• **Goal of the exercise**: Write out exactly, please, every line from the beginning of the entries to the line holding "name, ha='center', va='center', fontsize=fs, family=font)", and no pictures.

━━━━━━━━━━━━━━━━━━━━

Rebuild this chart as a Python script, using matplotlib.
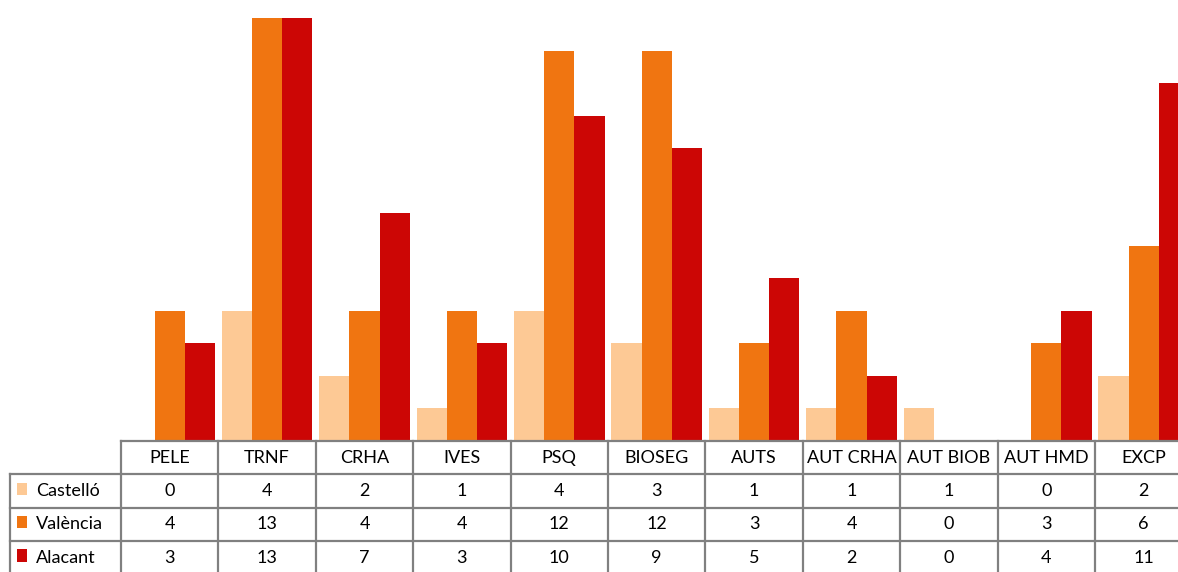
import numpy as np
import matplotlib.pyplot as plt
from matplotlib.patches import Rectangle

# counts per procedure type and province
categories = ['PELE', 'TRNF', 'CRHA', 'IVES', 'PSQ', 'BIOSEG', 'AUTS',
              'AUT CRHA', 'AUT BIOB', 'AUT HMD', 'EXCP']
castello = [0, 4, 2, 1, 4, 3, 1, 1, 1, 0, 2]
valencia = [4, 13, 4, 4, 12, 12, 3, 4, 0, 3, 6]
alacant = [3, 13, 7, 3, 10, 9, 5, 2, 0, 4, 11]
series_names = ['Castelló', 'València', 'Alacant']

colors = ['#FDC995', '#F07511', '#CC0605']
grid_col = '#808080'
font = ['Lato', 'DejaVu Sans']
fs = 13

W, H = 1178, 572
fig = plt.figure(figsize=(W / 100, H / 100), dpi=100)

col_w = 97.4          # pixels per category column
x0 = 121              # left edge of first data column
base = 441            # bar baseline / top of table
row_h = 33.3
xmin = -0.5
xmax = -0.5 + (W - x0) / col_w
label_w = (x0 - 10) / col_w

## bars
ax = fig.add_axes([x0 / W, 1 - base / H, (W - x0) / W, base / H])
x = np.arange(len(categories))
bw = 0.31
series = [castello, valencia, alacant]
for i, (vals, c) in enumerate(zip(series, colors)):
    ax.bar(x + (i - 1) * bw, vals, bw, color=c, linewidth=0)
ax.set_xlim(xmin, xmax)
ax.set_ylim(0, 13 * base / (base - 18))
ax.axis('off')

## data table under the bars
axt = fig.add_axes([10 / W, 1 - (base + 4 * row_h) / H, (W - 10) / W, 4 * row_h / H])
axt.set_xlim(xmin - label_w, xmax)
axt.set_ylim(4, 0)
axt.axis('off')

lkw = dict(color=grid_col, lw=1.6, clip_on=False, solid_capstyle='projecting')
axt.plot([xmin, xmax], [0, 0], **lkw)
for r in (1, 2, 3):
    axt.plot([xmin - label_w, xmax], [r, r], **lkw)
for k in range(len(categories)):
    axt.plot([k - 0.5, k - 0.5], [0, 4], **lkw)
axt.plot([xmin - label_w, xmin - label_w], [1, 4], **lkw)

for k, name in enumerate(categories):
    axt.text(k, 0.5, name, ha='center', va='center', fontsize=fs, family=font)

sq_w = 10 / col_w
for r, (name, vals, c) in enumerate(zip(series_names, series, colors), start=1):
    axt.add_patch(Rectangle((xmin - label_w + 7 / col_w, r + 0.25), sq_w, 0.37,
                            color=c, linewidth=0))
    axt.text(xmin - label_w + 26 / col_w, r + 0.5, name, ha='left', va='center',
             fontsize=fs, family=font)
    for k, v in enumerate(vals):
        axt.text(k, r + 0.5, str(v), ha='center', va='center', fontsize=fs, family=font)

plt.savefig('out.png', dpi=100)
plt.close()
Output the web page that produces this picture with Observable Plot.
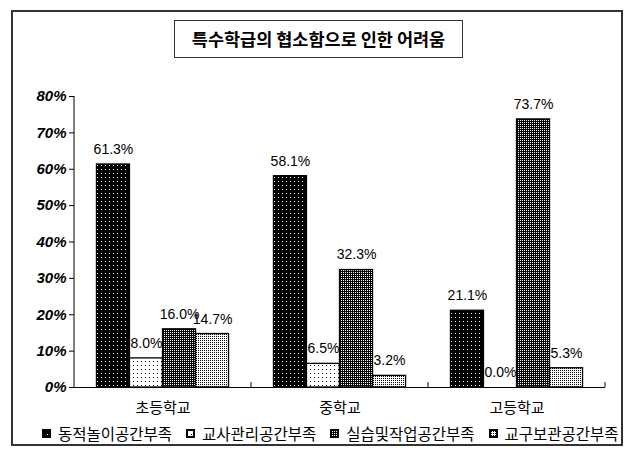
<!DOCTYPE html>
<html>
<head>
<meta charset="utf-8">
<script src="https://cdn.jsdelivr.net/npm/d3@7"></script>
<script src="https://cdn.jsdelivr.net/npm/@observablehq/plot@0.6"></script>
<style>
  html, body { margin: 0; padding: 0; background: #fff; }
  #wrap { position: relative; width: 630px; height: 462px; overflow: hidden; font-family: "Noto Sans CJK KR", sans-serif; }
  #border { position: absolute; left: 11px; top: 10px; width: 612px; height: 436px; border: 2px solid #333; box-sizing: border-box; }
  #chart { position: absolute; left: 0; top: 0; }
  #title { position: absolute; left: 174px; top: 20px; width: 289px; height: 38px; border: 1px solid #333; box-sizing: border-box;
           font: bold 17.5px "Noto Sans CJK KR", sans-serif; text-align: center; line-height: 36px; color: #000; white-space: nowrap; }
  #legend { position: absolute; left: 42px; top: 423px; display: flex; gap: 14px; font: 15.5px "Noto Sans CJK KR", sans-serif; color: #000; line-height: 20px; white-space: nowrap; }
  #legend .item { display: flex; align-items: center; gap: 7px; }
  #legend svg { display: block; }
</style>
</head>
<body>
<div id="wrap">
  <div id="border"></div>
  <div id="chart"></div>
  <div id="title"></div>
  <div id="legend"></div>
</div>
<script>
const chartTitle = "특수학급의 협소함으로 인한 어려움";
const categories = ["초등학교", "중학교", "고등학교"];
const series = ["동적놀이공간부족", "교사관리공간부족", "실습및작업공간부족", "교구보관공간부족"];
const elementaryValues = [61.3, 8.0, 16.0, 14.7];
const middleValues = [58.1, 6.5, 32.3, 3.2];
const highValues = [21.1, 0.0, 73.7, 5.3];
const yTicks = [0, 10, 20, 30, 40, 50, 60, 70, 80];

const valuesByCategory = [elementaryValues, middleValues, highValues];
const rows = categories.flatMap((c, i) => series.map((s, j) => ({category: c, series: s, value: valuesByCategory[i][j]})));
const patternIds = series.map((_, i) => "pat" + i);

const plot = Plot.plot({
  width: 630,
  height: 462,
  marginLeft: 74,
  marginRight: 25,
  marginTop: 96,
  marginBottom: 75,
  style: {background: "transparent", color: "#000", fontFamily: "'Liberation Sans', Arial, sans-serif"},
  fx: {domain: categories, padding: 0, label: null},
  x: {domain: series, paddingInner: 0, paddingOuter: 0.68, round: false, axis: null},
  y: {domain: [0, 80]},
  color: {type: "ordinal", domain: series, range: patternIds.map(id => `url(#${id})`)},
  marks: [
    Plot.barY(rows, {fx: "category", x: "series", y: "value", fill: "series", stroke: "#000", strokeWidth: 1.3}),
    Plot.ruleY([0], {stroke: "#000", strokeWidth: 1}),
    Plot.text(rows, {fx: "category", x: "series", y: "value", text: d => d.value.toFixed(1) + "%", dy: -15, fontSize: 14, fill: "#000"}),
    Plot.axisY({ticks: yTicks, tickFormat: d => d + "%", tickSize: 5, tickPadding: 3, fontSize: 15, fontWeight: "bold", fontStyle: "italic", label: null}),
    Plot.axisFx({anchor: "bottom", tickSize: 0, tickPadding: 15, fontSize: 15, label: null, fontFamily: "'Noto Sans CJK KR', sans-serif"})
  ]
});

document.getElementById("chart").appendChild(plot);

// patterns
const svg = d3.select(plot.tagName.toLowerCase() === "svg" ? plot : plot.querySelector("svg"));
const defs = svg.insert("defs", ":first-child");
const patSpecs = [
  {size: 4, bg: "#000", dot: "#fff"},
  {size: 4, bg: "#fff", dot: "#000"},
  {size: 2, bg: "#000", dot: "#fff"},
  {size: 2, bg: "#fff", dot: "#000"}
];
patSpecs.forEach((p, i) => {
  const pat = defs.append("pattern").attr("id", patternIds[i]).attr("patternUnits", "userSpaceOnUse")
    .attr("width", p.size).attr("height", p.size);
  pat.append("rect").attr("width", p.size).attr("height", p.size).attr("fill", p.bg);
  pat.append("rect").attr("x", p.size === 4 ? 1 : 0).attr("y", p.size === 4 ? 1 : 0).attr("width", 1).attr("height", 1).attr("fill", p.dot);
});

// y axis line and group separator ticks from the plot's scales
const fxS = plot.scale("fx");
const yS = plot.scale("y");
const x0 = fxS.apply(categories[0]);
svg.append("line").attr("x1", x0).attr("x2", x0).attr("y1", yS.apply(0)).attr("y2", yS.apply(80))
  .attr("stroke", "#000").attr("stroke-width", 1);
categories.forEach(c => {
  const xe = fxS.apply(c) + fxS.bandwidth;
  svg.append("line").attr("x1", xe).attr("x2", xe).attr("y1", yS.apply(0)).attr("y2", yS.apply(0) - 5)
    .attr("stroke", "#000").attr("stroke-width", 1);
});

document.getElementById("title").textContent = chartTitle;

const legend = d3.select("#legend");
series.forEach((s, i) => {
  const item = legend.append("div").attr("class", "item");
  const sw = item.append("svg").attr("width", 9).attr("height", 9);
  sw.append("rect").attr("x", 1).attr("y", 1).attr("width", 7).attr("height", 7)
    .attr("fill", `url(#${patternIds[i]})`).attr("stroke", "#000").attr("stroke-width", 2);
  item.append("span").text(s);
});
</script>
</body>
</html>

━━━━━━━━━━━━━━━━━━━━

• **Expected output**:
Rebuild this chart as a Python script, using matplotlib.
import numpy as np
import matplotlib.pyplot as plt
from matplotlib.patches import Rectangle

# counts per procedure type and province
categories = ['PELE', 'TRNF', 'CRHA', 'IVES', 'PSQ', 'BIOSEG', 'AUTS',
              'AUT CRHA', 'AUT BIOB', 'AUT HMD', 'EXCP']
castello = [0, 4, 2, 1, 4, 3, 1, 1, 1, 0, 2]
valencia = [4, 13, 4, 4, 12, 12, 3, 4, 0, 3, 6]
alacant = [3, 13, 7, 3, 10, 9, 5, 2, 0, 4, 11]
series_names = ['Castelló', 'València', 'Alacant']

colors = ['#FDC995', '#F07511', '#CC0605']
grid_col = '#808080'
font = ['Lato', 'DejaVu Sans']
fs = 13

W, H = 1178, 572
fig = plt.figure(figsize=(W / 100, H / 100), dpi=100)

col_w = 97.4          # pixels per category column
x0 = 121              # left edge of first data column
base = 441            # bar baseline / top of table
row_h = 33.3
xmin = -0.5
xmax = -0.5 + (W - x0) / col_w
label_w = (x0 - 10) / col_w

## bars
ax = fig.add_axes([x0 / W, 1 - base / H, (W - x0) / W, base / H])
x = np.arange(len(categories))
bw = 0.31
series = [castello, valencia, alacant]
for i, (vals, c) in enumerate(zip(series, colors)):
    ax.bar(x + (i - 1) * bw, vals, bw, color=c, linewidth=0)
ax.set_xlim(xmin, xmax)
ax.set_ylim(0, 13 * base / (base - 18))
ax.axis('off')

## data table under the bars
axt = fig.add_axes([10 / W, 1 - (base + 4 * row_h) / H, (W - 10) / W, 4 * row_h / H])
axt.set_xlim(xmin - label_w, xmax)
axt.set_ylim(4, 0)
axt.axis('off')

lkw = dict(color=grid_col, lw=1.6, clip_on=False, solid_capstyle='projecting')
axt.plot([xmin, xmax], [0, 0], **lkw)
for r in (1, 2, 3):
    axt.plot([xmin - label_w, xmax], [r, r], **lkw)
for k in range(len(categories)):
    axt.plot([k - 0.5, k - 0.5], [0, 4], **lkw)
axt.plot([xmin - label_w, xmin - label_w], [1, 4], **lkw)

for k, name in enumerate(categories):
    axt.text(k, 0.5, name, ha='center', va='center', fontsize=fs, family=font)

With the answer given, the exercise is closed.